Did Bishop really send the cable to Matt Busby that read: “I think I have found you a genius?” Many believe that he was much more sedate in his communications, painstakingly filing his reports to Old Trafford’s chief scout Joe Armstrong. However, soon he had found out all about Best and his family, about his amateur footballer father and his spectacularly talented hockey playing mother, his honest and creditable schoolwork and scholarship to Grosvenor High. Bishop invited Best to spend a couple of days at his sister’s Bay cottage. He made him run till he almost dropped. And within 48 hours he had filled in the signing-on form. “I’ve got you to Old Trafford,” he told the boy. “But, I can’t keep you there.”

Best had never been further than Bangor, a town four miles from home. Manchester was 250 miles from Belfast. His companion for the trip was Eric McMordie, a boy from Bishop’s Boyland Youth. None of them had worn a trouser before, and they itched uncomfortably. The Ulster Prince that ferried them overnight to Liverpool seemed like an iron monster. There was more food in the buffet than they had ever seen in their young lives. They ate quietly and little before retiring to their bunk beds, whispering about football and their families.

Both had assumed that they would be met by a United official at the Liverpool docks. Nothing of that sort happened. The two poor souls had to journey to Manchester on their own, heaving their luggage to the Lime Street Railway Station, trying to find out when the next train to Manchester left.

On reaching Manchester, they got into a taxi and confidently voiced the two words they knew well, “Old Trafford.” They were driven straight to the cricket ground. Lancashire, led by Bob Barber, were busy in their encounter against Middlesex, and the taxi driver naturally mistook their choice of sport.

Barber, Ken Higgs, Peter Lever, Peter Parfitt, Geoff Pullar, Fred Titmus and Alan Moss made a formidable collection of Test stars involved in the match. However, all that the two confused lads saw was a ground that was obviously not the headquarters of the football club.

When they finally reached, Joe Armstrong was waiting for them and with a nasty frown on his brow. He looked like a gnome, white haired, wizened, almost 70 and reaching up to only 5 feet 4 inches. He took the boys to task severely for not waiting for the taxi that the club had sent to fetch them. By the time they were through with the dressing down, Best and McMordie sat down to a full English breakfast even though they had eaten just a few minutes earlier. Neither had any spirit left in them to remark or refuse.

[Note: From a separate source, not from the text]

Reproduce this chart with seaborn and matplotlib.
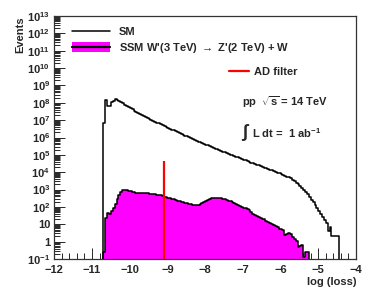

The homesickness got worse as they were shown their digs and it did not improve with their first training session. The little old houses and narrow streets jarred in their minds. The men at the training were full grown and muscular. Best yearned for the secure life in Belfast. Even the introduction to fellow Irishman Harry Gregg did not help matters. Best wanted to return. He had made up his mind to play in the Irish league and occasionally brag about his almost making it to Manchester United once.

Both the lads went back on the following day, boarding the same Ulster Prince for the return journey.

Thankfully, a phone call from Armstrong followed by astute handling of the situation by Best’s father ensured a return to the hallowed club.

The rest, as they say, is one of the most colourful chapters of football history.